Under Fonterra's constitution the new chairman must be a farmer-elected director, which would exclude appointed directors such as Norris.
The board had put a process in place two years ago to appoint a new chief executive and identify the next chairman, van der Heyden said.
"I stood for another term because it was important we had stability through the transition to a new CEO," he said.
"That has gone very smoothly and a year from now our new CEO, Theo Spierings, will be into his second year.
"Then it will be time for a new chairman."
Federated Farmers Dairy chairman Willy Leferink said van der Heyden had been instrumental in creating a forward thinking and world-beating company.
"The simple fact is that Sir Henry has moulded New Zealand's largest company that remains co-operatively Kiwi-owned," Leferink said.
It had been a year of evolution at Fonterra, starting with the arrival of Spierings who replaced Andrew Ferrier.
"It's an evolution now reaching the board table with the exciting news yesterday of the shareholders electing Fonterra's first ever Maori director," he said.
"Taranaki's David MacLeod is a young and gifted dairy farmer who will bring his skills and knowledge to the board table."
Van der Heyden gave the co-operative's farmer shareholders an update on a planned capital structure change yesterday.
The co-operative is planning a change - last year given 89.85 per cent support by farmers - aimed at removing redemption risk and providing permanent share capital, with farmers buying and selling shares among themselves rather than with the company.
The company needed permanent share capital, van der Heyden said.
"We simply can't run Fonterra to its full potential, and achieve the best returns for farmers, with money washing in and out of the balance sheet."
Farmers would be able to place shares with a new Fonterra Shareholders' Fund, which would pay them for the rights to dividends and the change in market value, while the farmer retained voting rights.
Some shareholders were concerned farmers would not hold legal titles of shares they placed with the fund, van der Heyden said. It was proposed that a custodian, which would be a fully owned subsidiary of Fonterra, would hold the legal title to those shares. From the company's perspective ownership remained firmly with farmers because they owned Fonterra, he said.
Amendments to the Dairy Industry Restructuring Act were expected to be introduced into Parliament in the first or second quarter of next year and the changes were expected to take effect in late 2012.
Fonterra's forecast payout before retentions for this season was $6.70-$6.80, down 45c on the opening forecast and down about $1.50 on the previous year.
However, van der Heyden said there had been a strong start to the season with a long stretch of favourable weather leading to record milk flows across the main dairying regions.
Who's next?
Sir Henry van der Heyden
* Fonterra chairman since 2002.
* Stepping down at 2012 annual meeting.
* Directorships include Auckland Airport.
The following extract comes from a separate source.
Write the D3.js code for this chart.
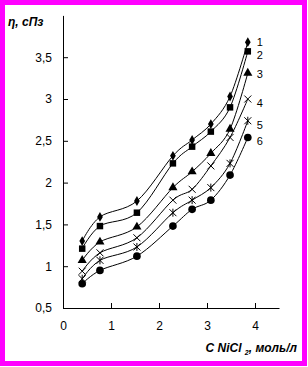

Possible successors include:
Colin Armer
* Elected to the board in 2006.
* Director of Dairy Holdings.
* Dairy farming interests in the North and South Island.
Jim van der Poel
* Elected to board in 2002.
* Chairman of the Spectrum Group of Companies.
* Farming interests in Waikato, Canterbury and United States.
John Wilson
* Elected to the board in 2003.
* Chairman of South Auckland Independent Testing Society.
* Lives on his Te Awamutu dairy farm and manages a South Canterbury farming business.